The Premium Luxury can be ordered with the same style packages, as well as a Comfort and Technology Preferred Package for $2,100. It includes features like an eight-way power-adjustable front-passenger seat, wireless phone charging, a power tilt-and-telescoping steering column, an eight-inch diagonal gauge cluster, and a head-up display, to name just a few. The Driver Assist Package costs $1,100 and adds adaptive cruise control, enhanced automatic emergency braking, and reverse automatic braking. There's a total of 14 packages available for the Premium Luxury.
For the Sport, the Comfort and Technology Preferred Package adds $3,250 to the bill, but adds front ventilated seats with a massaging function, head-up display, wireless charging, and quite a bit more. There is also a $2,350 Comfort and Convenience Package if you don't want to go all the way. It's worth mentioning that each trim can have a moonroof optioned on, too, and the Trailering Package is available on all models. For $300, it adds a trailer hitch receiver and wiring harness and a heavy-duty cooling system for the engine. With this package equipped, the XT4 can tow up to 3,500 lbs.
The 2022 XT4 gives you a lot of standard features from the base model. All models are also powered by the same engine and transmission combination, with available AWD. It depends entirely on how much you want to spend on the base car, and how much you want to spend on top of that customizing it. We find it odd that the base model has nine available packages, but none offer the full suite of driver assistance features. As the XT4 will likely be used to transport families, safety is a top priority. This forces you to buy upwards and into the Premium Luxury, to which you can add the Driver Assistance Package for $1,100, at the very least.
The RDX is part of Acura's plan to re-establish itself as a proper competitor in the American market. It was launched in 2019 and is a compelling package, offering a 272 hp/280 lb-ft 2.0-liter turbocharged four-pot engine. It's not just more powerful on paper - you can feel those extra horses at work when you drive it. The fuel economy is also close to the XT4, with an EPA estimate of 22/28/24 mpg for the FWD model. The RDX is an attractive car, offers more interior space than the XT4, and it's more entertaining to drive. Like the XT4, the RDX is still below par in the quality department; the Germans set a very high standard in this segment. The Acura's infotainment is easier to use, but we prefer the minimalist approach of the Cadillac. Overall, the Acura is a more dynamic car, so if you want something that will provide a more entertaining driving experience, the RDX is a better buy.
The Cadillac XT5 has a starting price of $43,995, so there's some overlap to when you start adding options to the XT4. Both SUVs use the same 2.0-liter turbocharged engine, but the XT5 can also be ordered with a 310-hp V6 motor.

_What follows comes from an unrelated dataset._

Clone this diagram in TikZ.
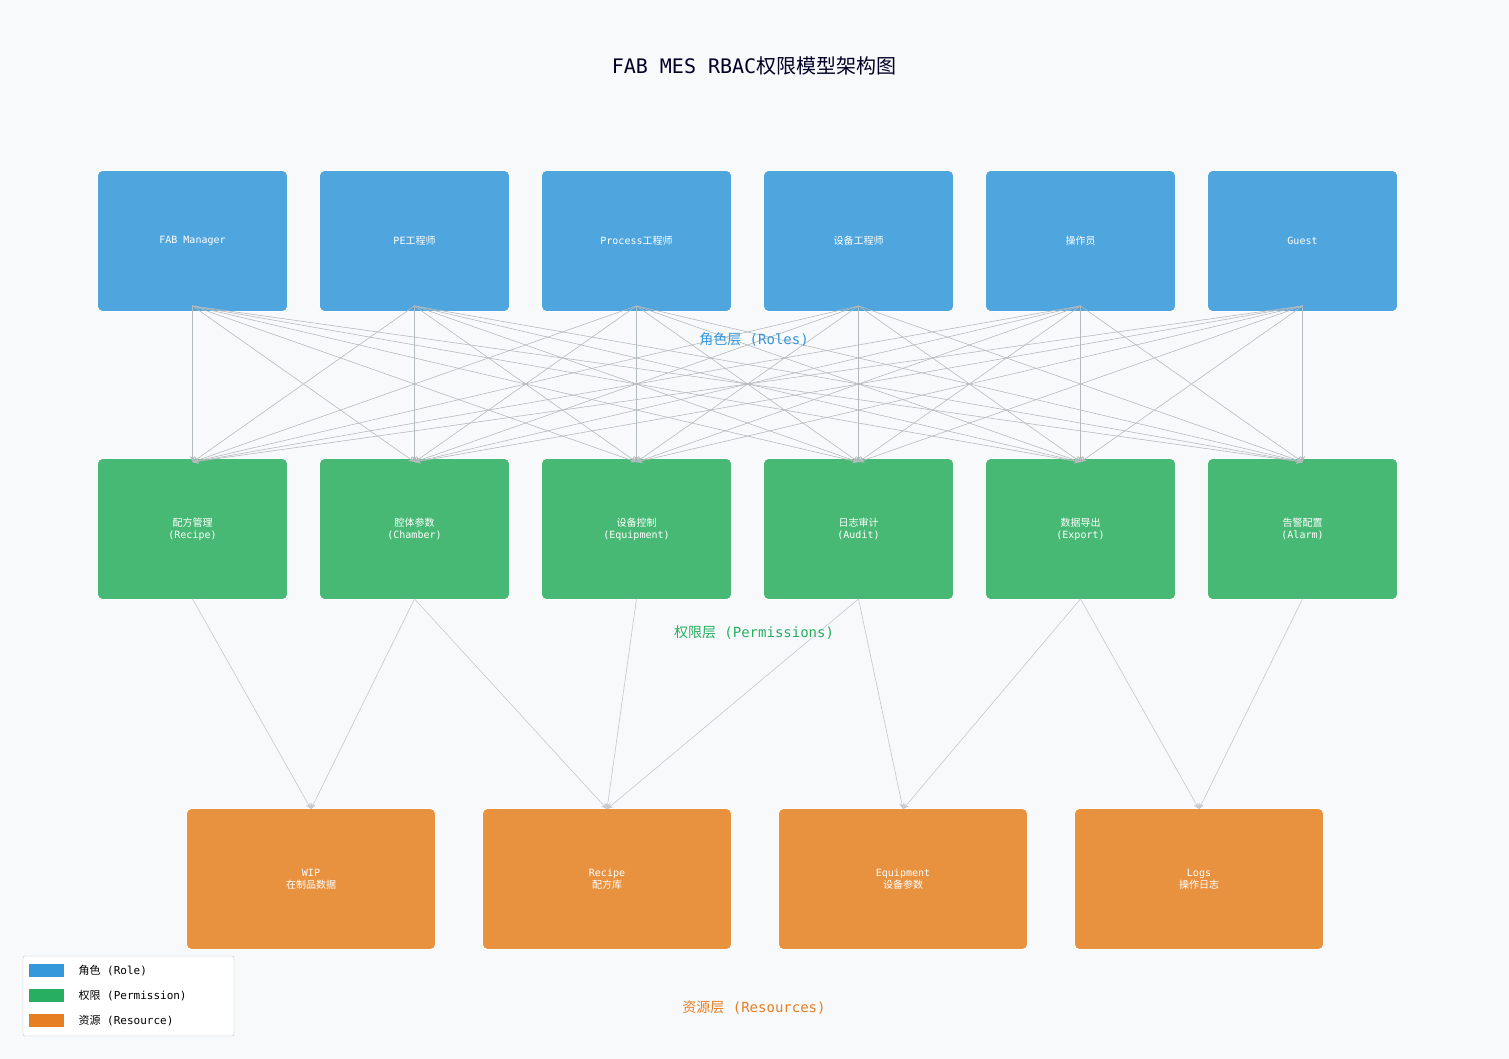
\documentclass[tikz,border=0pt]{standalone}
\usepackage{fontspec}
\setmainfont{DejaVu Sans Mono}
\newfontfamily\cjk{Noto Sans CJK SC}
\newcommand{\zh}[1]{{\cjk #1}}
\usetikzlibrary{arrows.meta}
\definecolor{bg}{HTML}{F8F9FA}
\definecolor{rolec}{HTML}{4FA5DE}
\definecolor{permc}{HTML}{48B975}
\definecolor{resc}{HTML}{E8923F}
\definecolor{rolet}{HTML}{3498DB}
\definecolor{permt}{HTML}{27AE60}
\definecolor{rest}{HTML}{E67E22}
\definecolor{lnk}{HTML}{B4BBBF}
\begin{document}
\begin{tikzpicture}[x=1pt,y=-1pt,
  box/.style={draw=white,line width=0.8pt,rounded corners=5pt,text=white,align=center,font=\fontsize{10}{12}\selectfont,inner sep=0pt},
  role/.style={box,fill=rolec,minimum width=190pt,minimum height=141pt},
  perm/.style={box,fill=permc,minimum width=190pt,minimum height=141pt},
  res/.style={box,fill=resc,minimum width=249pt,minimum height=141pt},
  lk/.style={draw=lnk,line width=0.6pt,-{Stealth[length=6pt,width=5pt]}},
  lk2/.style={draw=lnk!80,line width=0.6pt,-{Stealth[length=6pt,width=5pt]}}]
\fill[bg] (0,0) rectangle (1509,1059);
\useasboundingbox (0,0) rectangle (1509,1059);
\node[text=black!75!blue!60!black,font=\fontsize{20}{24}\selectfont] (title) at (754,66) {FAB MES RBAC\zh{权限模型架构图}};
% roles
\foreach \i/\t in {1/FAB Manager,2/PE\zh{工程师},3/Process\zh{工程师},4/\zh{设备工程师},5/\zh{操作员},6/Guest}{
  \node[role] (r\i) at ({192.5+222*(\i-1)},241) {\t};}
\foreach \i/\t in {1/\zh{配方管理}\\(Recipe),2/\zh{腔体参数}\\(Chamber),3/\zh{设备控制}\\(Equipment),4/\zh{日志审计}\\(Audit),5/\zh{数据导出}\\(Export),6/\zh{告警配置}\\(Alarm)}{
  \node[perm] (p\i) at ({192.5+222*(\i-1)},529) {\t};}
\foreach \i/\t in {1/WIP\\\zh{在制品数据},2/Recipe\\\zh{配方库},3/Equipment\\\zh{设备参数},4/Logs\\\zh{操作日志}}{
  \node[res] (s\i) at ({311+296*(\i-1)},879) {\t};}
% role -> permission links
\foreach \i in {1,...,6}{
  \coordinate (rb\i) at ([yshift=6pt]r\i.south);
  \coordinate (pt\i) at ([yshift=-4pt]p\i.north);}
\foreach \i in {1,...,6}{\foreach \j in {1,...,6}{
  \draw[lk] (rb\i) -- (pt\j);}}
% permission -> resource
\foreach \a/\b in {1/1,2/1,2/2,3/2,4/2,4/3,5/3,5/4,6/4}{
  \draw[lk2] ([yshift=1pt]p\a.south) -- ([yshift=-1pt]s\b.north);}
% layer labels
\node[text=rolet,font=\fontsize{14}{16}\selectfont] (l1) at (754,340) {\zh{角色层} (Roles)};
\node[text=permt,font=\fontsize{14}{16}\selectfont] (l2) at (754,633) {\zh{权限层} (Permissions)};
\node[text=rest,font=\fontsize{14}{16}\selectfont] (l3) at (754,1008) {\zh{资源层} (Resources)};
% legend
\draw[fill=white,draw=black!25,rounded corners=2pt] (23,956) rectangle (234,1036);
\fill[rolet] (29,964) rectangle (64,977);
\fill[permt] (29,989) rectangle (64,1002);
\fill[rest] (29,1014) rectangle (64,1027);
\node[anchor=west,font=\fontsize{11}{13}\selectfont] (g1) at (75,971) {\zh{角色} (Role)};
\node[anchor=west,font=\fontsize{11}{13}\selectfont] (g2) at (75,996) {\zh{权限} (Permission)};
\node[anchor=west,font=\fontsize{11}{13}\selectfont] (g3) at (75,1021) {\zh{资源} (Resource)};
\end{tikzpicture}
\end{document}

Although the XT5 is bigger, it's not so much larger that you'd really notice it outright, and it actually sits in an awkward segment of one: not quite as small as the XT4, but not as big as a midsize SUV. Still, the XT5 handles surprisingly well although the four-pot engine doesn't perform particularly brilliantly, due to the additional weight.
Like the XT4, the XT5 boasts a generous standard specification, but the base model is slightly light on optional extras. To gain access to the driver's assistance systems, and the luxurious interior features, you have to opt for a mid-spec XT5, which retails for $48,795. We reckon the XT4 is a more rounded package.